Convenons aussi que c’est un bien mauvais service rendu à la laïcité, qui si je ne m’abuse, a vocation à permettre le vivre ensemble dans la pluralité des convictions.

Youcef Mammeri.

Annexes

¨ Droit de réponse de Mohamed Yassine, porte parole du Conseil des Imams de Marseille (paru le 4 décembre 2002).

 [Suite à notre entretien je suis consterné de la manière dont vous utilisez, dans votre article, ce que j’ai pu vous dire, en tronquant certains passages, en en rajoutant d’autres parfaitement imaginaires. Dans le passage : « La Création est ainsi faite…… », je précise que j’ai évoqué cette idée de manière beaucoup plus complète en mettant en valeur que la femme, selon la tradition islamique, fut créée au paradis à partir de vie alors qu’Adam fut créé d’argile à l’extérieur du paradis. Vous vous faites aussi l’écho de considérations me comparant négativement à un autre personnage dont vous ne dites pas grand-chose. Cela sert votre démarche mais en toute subjectivité. Quant à la phrase « Dieu interdit aux femmes de commander aux hommes », je me demande qui a bien pu vous raconter de pareilles inepties, ce n’est certainement pas moi. Pour finir lorsque vous mettez dans ma bouche : « Les femmes ont tendance à vouloir être bien maquillées….. », ceux qui me connaissent ne sauraient retrouver l’élégance de mon parler dans cette façon de présenter les choses, cette formulation vous appartient]

¨ Droit de réponse de Youcef Mammeri, vice président de la Coordination des Musulmans de Marseille (paru le 31 décembre 2002). La version initiale de ce droit de réponse était plus virulente envers le journaliste. Cependant j’ai accepté la proposition des responsables du Canard Enchaîné, qui ont reconnu en toute bonne foi le « loupé » constitué par cet article, et j’ai donc atténué la mise en cause du journaliste concerné. En échange le Canard Enchaîné a publié ma riposte sans lui ajouter de réplique, fait exceptionnel. Ce qui prouve qu’on peut encore faire crédit à ce grand canard qui sait reconnaître et réparer ses erreurs ou celles des siens.

[Je récuse le qualificatif d’ « islamiste convaincu » dont j’ai été affublé. Pourquoi pas « musulman », terme plus adapté et surtout moins connoté ? L’article me fait dire que : « La femme a été créée pour adorer Dieu, elle doit vivre en ayant conscience de cette destination et en lui étant soumise… ».

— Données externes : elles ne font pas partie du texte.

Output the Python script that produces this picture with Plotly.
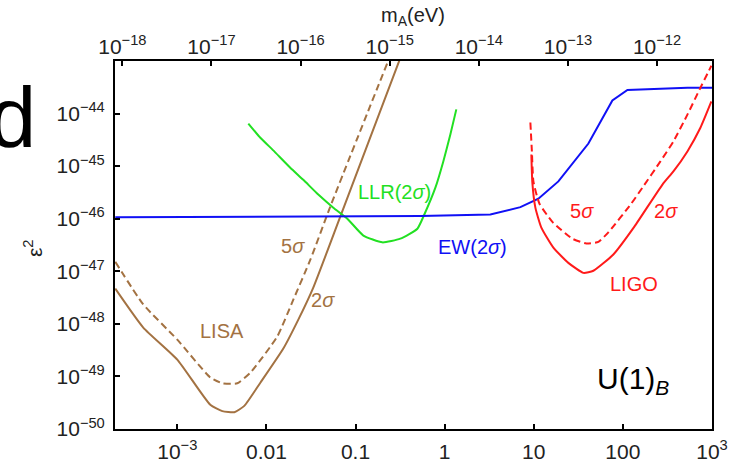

J’ai voulu en réalité exposer une thèse contraire. Selon moi l’homme et la femme sont égaux devant Dieu. Donc d’éventuelles pressions ou violences qui seraient constatées à l’encontre spécifique des femmes musulmanes ne peuvent trouver de justifications dans l’Islam. Dans une seconde citation vous me prêtez l’usage de l’expression « Nos femmes ». Je ne saurais m’approprier, même symboliquement, toutes les femmes musulmanes. La formule possessive « Nos femmes » est particulièrement inappropriée et laisse penser que je suis un communautariste primaire. Je déplore qu’on ne puisse imaginer un musulman ne battant pas sa femme et n’opprimant pas ses filles. Scolarisé dans l’école publique et y exerçant aujourd’hui, je vous adresse mes salutations laïques.]